Stated goal
In the entries below, find the line containing "Generate a web" and the line containing "const xDomain = [-430, 9260];". Copy those two lines and everything between them exactly, without the pictures.
-- Start Data for processing --
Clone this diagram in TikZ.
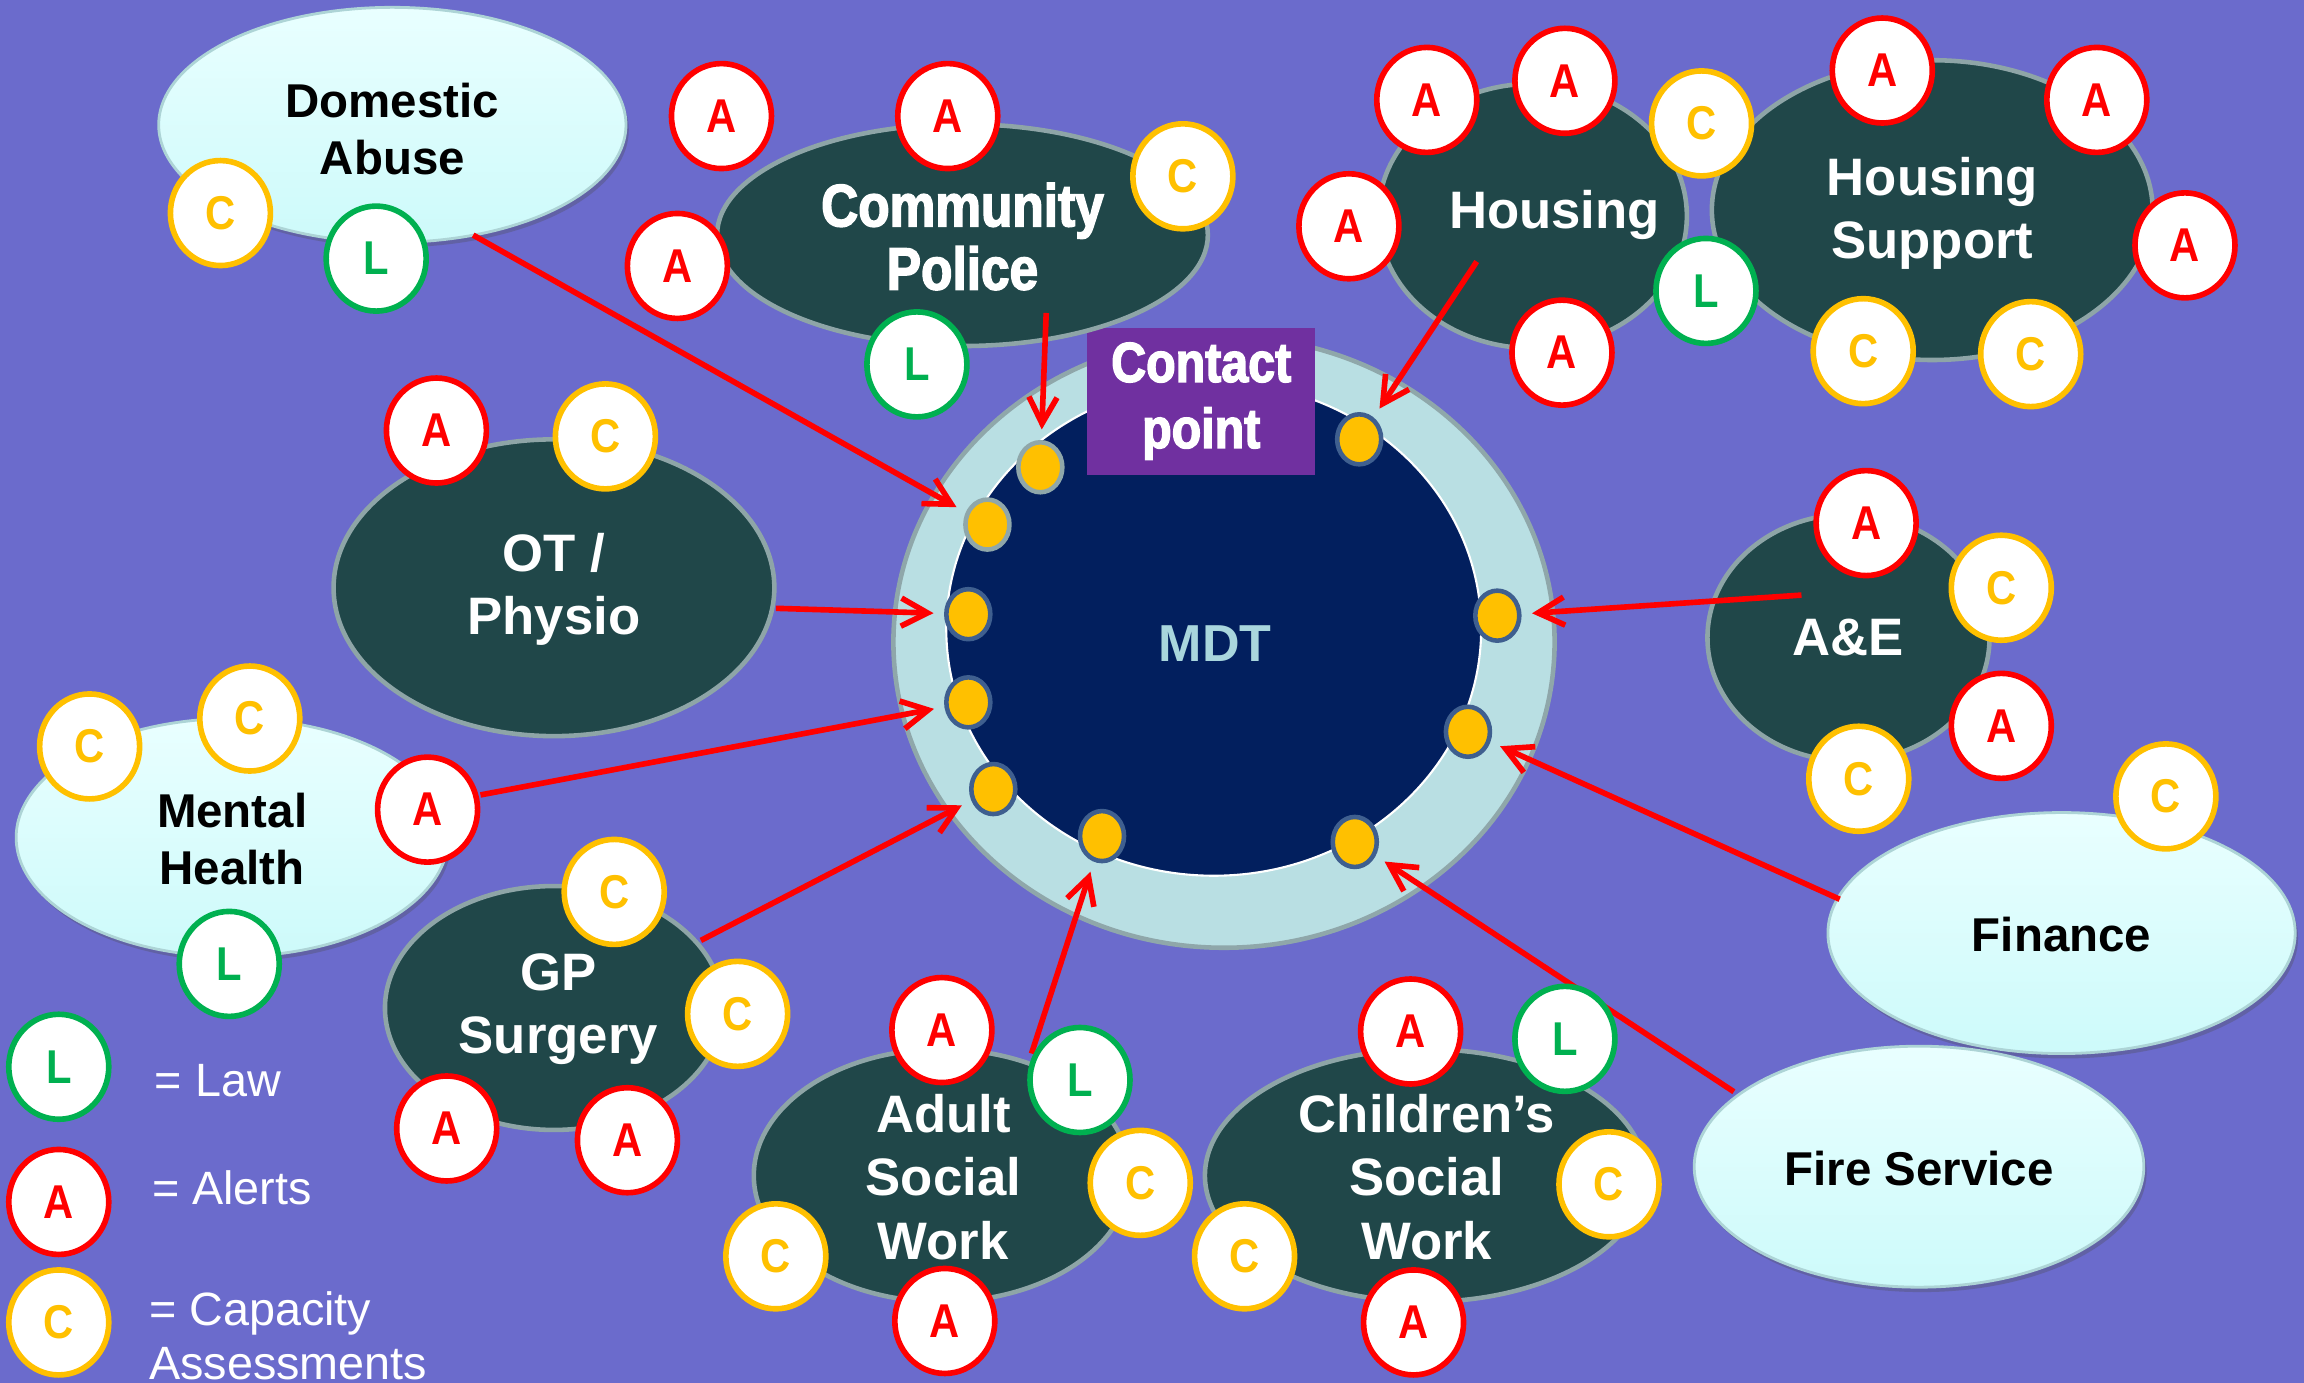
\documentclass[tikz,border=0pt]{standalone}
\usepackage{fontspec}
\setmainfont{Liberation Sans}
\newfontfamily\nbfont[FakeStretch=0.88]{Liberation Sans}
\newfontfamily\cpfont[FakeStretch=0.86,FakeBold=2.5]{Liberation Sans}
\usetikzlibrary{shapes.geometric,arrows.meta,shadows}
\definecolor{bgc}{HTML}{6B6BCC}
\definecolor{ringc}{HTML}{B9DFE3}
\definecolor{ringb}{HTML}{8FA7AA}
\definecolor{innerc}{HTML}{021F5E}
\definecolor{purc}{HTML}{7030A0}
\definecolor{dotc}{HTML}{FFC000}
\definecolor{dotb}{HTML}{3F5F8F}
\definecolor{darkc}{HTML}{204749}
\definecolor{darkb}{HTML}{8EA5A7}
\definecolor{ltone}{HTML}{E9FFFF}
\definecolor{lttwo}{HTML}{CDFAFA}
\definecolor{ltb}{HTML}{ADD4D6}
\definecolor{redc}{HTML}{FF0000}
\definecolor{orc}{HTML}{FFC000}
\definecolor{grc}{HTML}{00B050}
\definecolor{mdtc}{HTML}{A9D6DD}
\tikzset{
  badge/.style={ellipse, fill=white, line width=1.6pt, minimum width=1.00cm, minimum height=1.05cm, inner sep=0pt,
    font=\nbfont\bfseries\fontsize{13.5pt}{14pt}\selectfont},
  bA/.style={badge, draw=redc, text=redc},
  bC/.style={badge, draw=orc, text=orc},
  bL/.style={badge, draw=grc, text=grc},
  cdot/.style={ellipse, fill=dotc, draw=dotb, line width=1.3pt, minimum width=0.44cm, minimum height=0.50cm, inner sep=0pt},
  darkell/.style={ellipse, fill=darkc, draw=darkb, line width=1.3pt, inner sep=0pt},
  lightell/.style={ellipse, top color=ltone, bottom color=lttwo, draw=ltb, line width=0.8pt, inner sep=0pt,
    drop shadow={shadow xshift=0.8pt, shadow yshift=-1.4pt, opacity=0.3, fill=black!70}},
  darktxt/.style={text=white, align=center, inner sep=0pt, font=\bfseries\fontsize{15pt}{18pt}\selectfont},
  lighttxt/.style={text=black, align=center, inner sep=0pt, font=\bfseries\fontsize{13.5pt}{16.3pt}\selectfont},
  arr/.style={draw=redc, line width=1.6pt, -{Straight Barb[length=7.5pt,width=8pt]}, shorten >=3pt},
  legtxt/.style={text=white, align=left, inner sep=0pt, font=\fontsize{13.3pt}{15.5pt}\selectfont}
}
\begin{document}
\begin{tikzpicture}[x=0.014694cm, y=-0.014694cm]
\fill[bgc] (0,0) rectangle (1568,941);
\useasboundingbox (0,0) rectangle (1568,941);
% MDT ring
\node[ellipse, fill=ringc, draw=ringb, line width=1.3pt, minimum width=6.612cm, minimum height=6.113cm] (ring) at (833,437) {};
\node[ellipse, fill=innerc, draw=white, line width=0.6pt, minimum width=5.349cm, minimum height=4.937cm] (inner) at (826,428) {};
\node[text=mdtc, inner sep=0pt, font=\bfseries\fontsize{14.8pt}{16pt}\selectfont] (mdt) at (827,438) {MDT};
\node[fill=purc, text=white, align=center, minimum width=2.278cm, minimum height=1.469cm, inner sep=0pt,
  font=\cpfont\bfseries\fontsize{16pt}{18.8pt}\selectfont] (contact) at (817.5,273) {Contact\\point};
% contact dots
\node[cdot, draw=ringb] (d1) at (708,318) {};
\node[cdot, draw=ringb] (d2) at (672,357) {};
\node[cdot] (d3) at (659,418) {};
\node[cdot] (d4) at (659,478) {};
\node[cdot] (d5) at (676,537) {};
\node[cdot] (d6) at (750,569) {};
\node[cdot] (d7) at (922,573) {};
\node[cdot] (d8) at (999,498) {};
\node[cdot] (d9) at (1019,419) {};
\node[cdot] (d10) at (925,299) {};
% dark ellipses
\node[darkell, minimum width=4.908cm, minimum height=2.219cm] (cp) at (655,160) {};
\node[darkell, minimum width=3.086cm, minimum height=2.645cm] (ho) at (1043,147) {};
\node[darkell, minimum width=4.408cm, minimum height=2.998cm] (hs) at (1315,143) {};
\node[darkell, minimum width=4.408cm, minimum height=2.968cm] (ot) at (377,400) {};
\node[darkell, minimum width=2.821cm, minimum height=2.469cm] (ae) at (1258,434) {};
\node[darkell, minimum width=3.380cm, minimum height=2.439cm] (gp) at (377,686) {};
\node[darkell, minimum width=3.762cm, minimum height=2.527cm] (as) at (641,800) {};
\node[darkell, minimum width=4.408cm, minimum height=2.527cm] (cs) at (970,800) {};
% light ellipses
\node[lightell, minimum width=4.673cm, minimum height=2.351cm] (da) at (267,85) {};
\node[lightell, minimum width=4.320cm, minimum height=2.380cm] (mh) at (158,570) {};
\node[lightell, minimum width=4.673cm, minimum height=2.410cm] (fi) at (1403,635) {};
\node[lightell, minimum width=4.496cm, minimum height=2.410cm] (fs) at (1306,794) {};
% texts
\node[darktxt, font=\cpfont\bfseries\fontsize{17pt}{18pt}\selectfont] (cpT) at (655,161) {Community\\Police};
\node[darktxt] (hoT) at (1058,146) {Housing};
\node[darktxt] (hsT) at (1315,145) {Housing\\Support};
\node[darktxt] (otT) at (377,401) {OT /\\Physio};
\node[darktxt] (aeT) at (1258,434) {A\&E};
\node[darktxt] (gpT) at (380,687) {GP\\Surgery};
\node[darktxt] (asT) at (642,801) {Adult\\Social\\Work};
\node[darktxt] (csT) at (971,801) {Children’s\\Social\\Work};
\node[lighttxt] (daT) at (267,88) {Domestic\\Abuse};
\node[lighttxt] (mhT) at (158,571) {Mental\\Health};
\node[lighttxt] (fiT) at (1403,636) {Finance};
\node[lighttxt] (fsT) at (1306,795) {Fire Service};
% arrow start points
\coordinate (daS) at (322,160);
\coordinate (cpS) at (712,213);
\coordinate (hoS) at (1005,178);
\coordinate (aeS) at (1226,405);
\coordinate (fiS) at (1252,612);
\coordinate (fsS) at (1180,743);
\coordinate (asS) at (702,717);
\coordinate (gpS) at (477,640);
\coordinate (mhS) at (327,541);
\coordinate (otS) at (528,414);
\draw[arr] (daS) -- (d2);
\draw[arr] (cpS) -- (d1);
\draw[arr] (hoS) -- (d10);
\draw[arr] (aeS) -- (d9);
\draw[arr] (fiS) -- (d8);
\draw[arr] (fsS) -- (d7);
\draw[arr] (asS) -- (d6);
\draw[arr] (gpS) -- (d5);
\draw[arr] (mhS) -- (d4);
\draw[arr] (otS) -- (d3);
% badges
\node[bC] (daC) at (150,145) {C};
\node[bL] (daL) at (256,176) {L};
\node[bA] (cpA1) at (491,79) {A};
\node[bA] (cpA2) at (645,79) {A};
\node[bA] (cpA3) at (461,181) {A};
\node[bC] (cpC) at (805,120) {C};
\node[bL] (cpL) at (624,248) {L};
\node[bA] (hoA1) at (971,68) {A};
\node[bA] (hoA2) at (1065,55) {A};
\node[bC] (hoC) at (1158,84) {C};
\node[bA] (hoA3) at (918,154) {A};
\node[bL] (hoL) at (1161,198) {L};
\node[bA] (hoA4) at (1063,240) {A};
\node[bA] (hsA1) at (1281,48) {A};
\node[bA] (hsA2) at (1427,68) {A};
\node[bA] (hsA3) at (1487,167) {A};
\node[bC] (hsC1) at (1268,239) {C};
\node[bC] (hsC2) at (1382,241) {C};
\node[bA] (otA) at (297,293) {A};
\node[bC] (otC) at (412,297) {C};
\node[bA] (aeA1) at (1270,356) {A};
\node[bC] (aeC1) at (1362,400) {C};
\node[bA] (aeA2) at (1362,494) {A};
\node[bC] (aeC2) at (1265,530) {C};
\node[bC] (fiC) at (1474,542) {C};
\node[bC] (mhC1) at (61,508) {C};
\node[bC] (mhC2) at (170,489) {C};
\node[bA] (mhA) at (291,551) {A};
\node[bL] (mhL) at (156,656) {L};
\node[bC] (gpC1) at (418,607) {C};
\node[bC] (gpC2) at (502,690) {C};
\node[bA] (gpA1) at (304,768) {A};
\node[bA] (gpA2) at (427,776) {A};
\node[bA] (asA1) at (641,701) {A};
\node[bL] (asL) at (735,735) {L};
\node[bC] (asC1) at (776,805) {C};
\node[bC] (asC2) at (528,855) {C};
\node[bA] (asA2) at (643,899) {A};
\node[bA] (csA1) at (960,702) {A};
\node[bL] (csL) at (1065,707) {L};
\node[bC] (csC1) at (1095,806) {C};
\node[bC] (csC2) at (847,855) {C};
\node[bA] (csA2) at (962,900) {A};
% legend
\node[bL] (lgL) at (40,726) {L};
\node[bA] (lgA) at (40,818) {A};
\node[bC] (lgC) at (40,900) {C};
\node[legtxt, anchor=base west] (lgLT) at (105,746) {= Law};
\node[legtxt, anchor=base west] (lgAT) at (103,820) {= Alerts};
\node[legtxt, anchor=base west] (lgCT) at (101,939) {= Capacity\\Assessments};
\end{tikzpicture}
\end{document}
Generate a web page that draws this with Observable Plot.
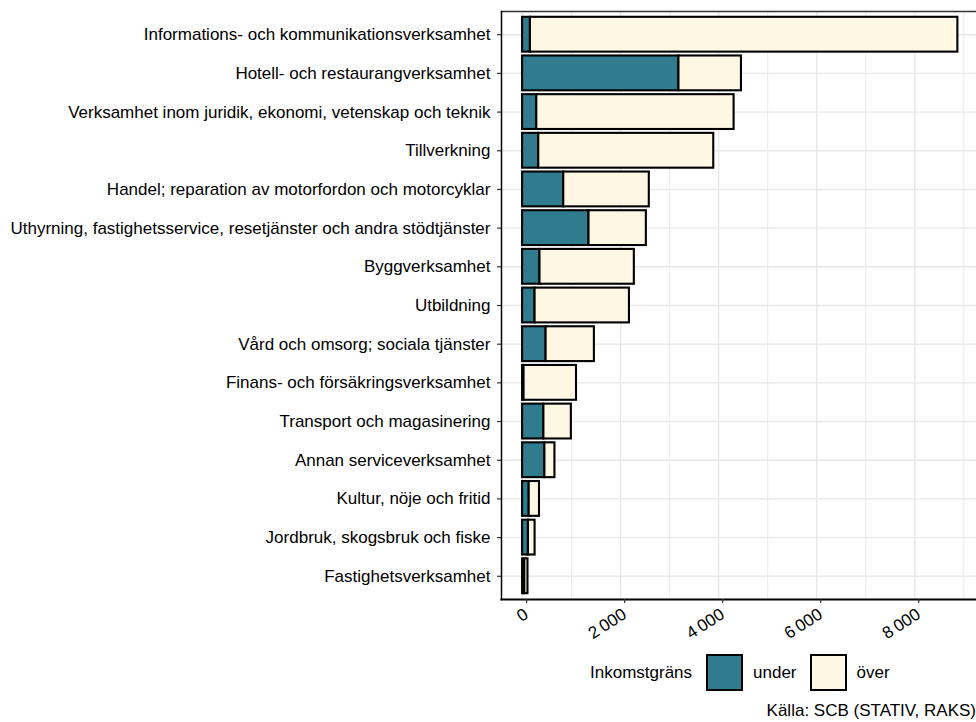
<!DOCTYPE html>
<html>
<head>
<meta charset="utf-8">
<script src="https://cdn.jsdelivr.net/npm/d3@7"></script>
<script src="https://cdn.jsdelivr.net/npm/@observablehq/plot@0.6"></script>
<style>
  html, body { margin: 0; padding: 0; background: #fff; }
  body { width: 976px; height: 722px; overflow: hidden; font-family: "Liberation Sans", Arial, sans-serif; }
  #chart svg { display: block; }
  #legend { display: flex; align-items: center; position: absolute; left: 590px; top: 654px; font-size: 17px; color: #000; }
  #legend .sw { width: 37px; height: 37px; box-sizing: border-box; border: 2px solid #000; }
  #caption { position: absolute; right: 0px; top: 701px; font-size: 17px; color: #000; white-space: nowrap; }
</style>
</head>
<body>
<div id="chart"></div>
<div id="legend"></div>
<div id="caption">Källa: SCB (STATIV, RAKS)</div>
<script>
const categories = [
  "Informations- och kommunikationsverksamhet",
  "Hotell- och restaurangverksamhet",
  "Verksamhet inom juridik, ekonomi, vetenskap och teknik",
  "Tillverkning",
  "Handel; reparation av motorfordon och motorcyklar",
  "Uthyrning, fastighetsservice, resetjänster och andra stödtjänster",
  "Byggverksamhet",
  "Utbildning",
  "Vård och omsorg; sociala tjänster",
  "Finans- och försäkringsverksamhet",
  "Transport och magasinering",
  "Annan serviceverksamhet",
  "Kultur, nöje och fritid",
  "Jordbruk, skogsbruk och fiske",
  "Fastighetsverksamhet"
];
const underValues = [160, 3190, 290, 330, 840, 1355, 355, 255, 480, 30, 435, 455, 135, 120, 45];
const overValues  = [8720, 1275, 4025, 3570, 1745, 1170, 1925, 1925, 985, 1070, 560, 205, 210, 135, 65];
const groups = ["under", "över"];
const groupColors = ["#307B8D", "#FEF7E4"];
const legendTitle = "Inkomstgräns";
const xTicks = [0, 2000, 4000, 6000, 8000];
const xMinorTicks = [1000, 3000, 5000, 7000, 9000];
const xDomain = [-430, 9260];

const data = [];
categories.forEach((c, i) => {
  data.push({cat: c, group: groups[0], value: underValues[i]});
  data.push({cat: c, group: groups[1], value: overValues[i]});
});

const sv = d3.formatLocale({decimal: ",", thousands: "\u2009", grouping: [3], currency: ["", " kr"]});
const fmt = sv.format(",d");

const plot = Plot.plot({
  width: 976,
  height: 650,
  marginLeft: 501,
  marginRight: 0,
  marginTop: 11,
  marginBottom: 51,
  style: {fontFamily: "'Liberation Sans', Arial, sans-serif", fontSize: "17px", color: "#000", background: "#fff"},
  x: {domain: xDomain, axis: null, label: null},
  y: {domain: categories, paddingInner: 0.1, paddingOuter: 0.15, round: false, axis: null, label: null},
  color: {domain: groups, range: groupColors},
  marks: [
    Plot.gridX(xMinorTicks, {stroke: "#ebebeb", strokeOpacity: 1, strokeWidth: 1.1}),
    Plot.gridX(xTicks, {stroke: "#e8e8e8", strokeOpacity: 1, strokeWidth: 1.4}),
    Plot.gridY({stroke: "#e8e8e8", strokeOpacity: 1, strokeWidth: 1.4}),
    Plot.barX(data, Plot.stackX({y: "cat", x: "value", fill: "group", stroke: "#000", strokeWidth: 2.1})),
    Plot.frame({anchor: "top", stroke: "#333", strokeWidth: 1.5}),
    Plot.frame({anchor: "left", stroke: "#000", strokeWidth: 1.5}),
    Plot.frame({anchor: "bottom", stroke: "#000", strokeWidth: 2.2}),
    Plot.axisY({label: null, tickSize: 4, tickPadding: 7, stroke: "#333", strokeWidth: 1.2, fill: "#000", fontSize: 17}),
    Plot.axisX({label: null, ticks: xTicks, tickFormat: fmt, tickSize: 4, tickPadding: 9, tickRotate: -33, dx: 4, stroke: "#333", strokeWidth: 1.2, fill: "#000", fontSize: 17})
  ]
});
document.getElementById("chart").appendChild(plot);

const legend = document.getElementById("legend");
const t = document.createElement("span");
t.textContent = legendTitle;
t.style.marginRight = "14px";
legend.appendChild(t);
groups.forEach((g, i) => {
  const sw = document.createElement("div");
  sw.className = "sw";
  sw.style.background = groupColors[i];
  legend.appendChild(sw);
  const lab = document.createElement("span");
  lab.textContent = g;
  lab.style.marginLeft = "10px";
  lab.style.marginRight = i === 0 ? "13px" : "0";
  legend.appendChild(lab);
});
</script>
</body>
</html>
-- End Data for processing --
The output
Generate a web page that draws this with Observable Plot.
<!DOCTYPE html>
<html>
<head>
<meta charset="utf-8">
<script src="https://cdn.jsdelivr.net/npm/d3@7"></script>
<script src="https://cdn.jsdelivr.net/npm/@observablehq/plot@0.6"></script>
<style>
  html, body { margin: 0; padding: 0; background: #fff; }
  body { width: 976px; height: 722px; overflow: hidden; font-family: "Liberation Sans", Arial, sans-serif; }
  #chart svg { display: block; }
  #legend { display: flex; align-items: center; position: absolute; left: 590px; top: 654px; font-size: 17px; color: #000; }
  #legend .sw { width: 37px; height: 37px; box-sizing: border-box; border: 2px solid #000; }
  #caption { position: absolute; right: 0px; top: 701px; font-size: 17px; color: #000; white-space: nowrap; }
</style>
</head>
<body>
<div id="chart"></div>
<div id="legend"></div>
<div id="caption">Källa: SCB (STATIV, RAKS)</div>
<script>
const categories = [
  "Informations- och kommunikationsverksamhet",
  "Hotell- och restaurangverksamhet",
  "Verksamhet inom juridik, ekonomi, vetenskap och teknik",
  "Tillverkning",
  "Handel; reparation av motorfordon och motorcyklar",
  "Uthyrning, fastighetsservice, resetjänster och andra stödtjänster",
  "Byggverksamhet",
  "Utbildning",
  "Vård och omsorg; sociala tjänster",
  "Finans- och försäkringsverksamhet",
  "Transport och magasinering",
  "Annan serviceverksamhet",
  "Kultur, nöje och fritid",
  "Jordbruk, skogsbruk och fiske",
  "Fastighetsverksamhet"
];
const underValues = [160, 3190, 290, 330, 840, 1355, 355, 255, 480, 30, 435, 455, 135, 120, 45];
const overValues  = [8720, 1275, 4025, 3570, 1745, 1170, 1925, 1925, 985, 1070, 560, 205, 210, 135, 65];
const groups = ["under", "över"];
const groupColors = ["#307B8D", "#FEF7E4"];
const legendTitle = "Inkomstgräns";
const xTicks = [0, 2000, 4000, 6000, 8000];
const xMinorTicks = [1000, 3000, 5000, 7000, 9000];
const xDomain = [-430, 9260];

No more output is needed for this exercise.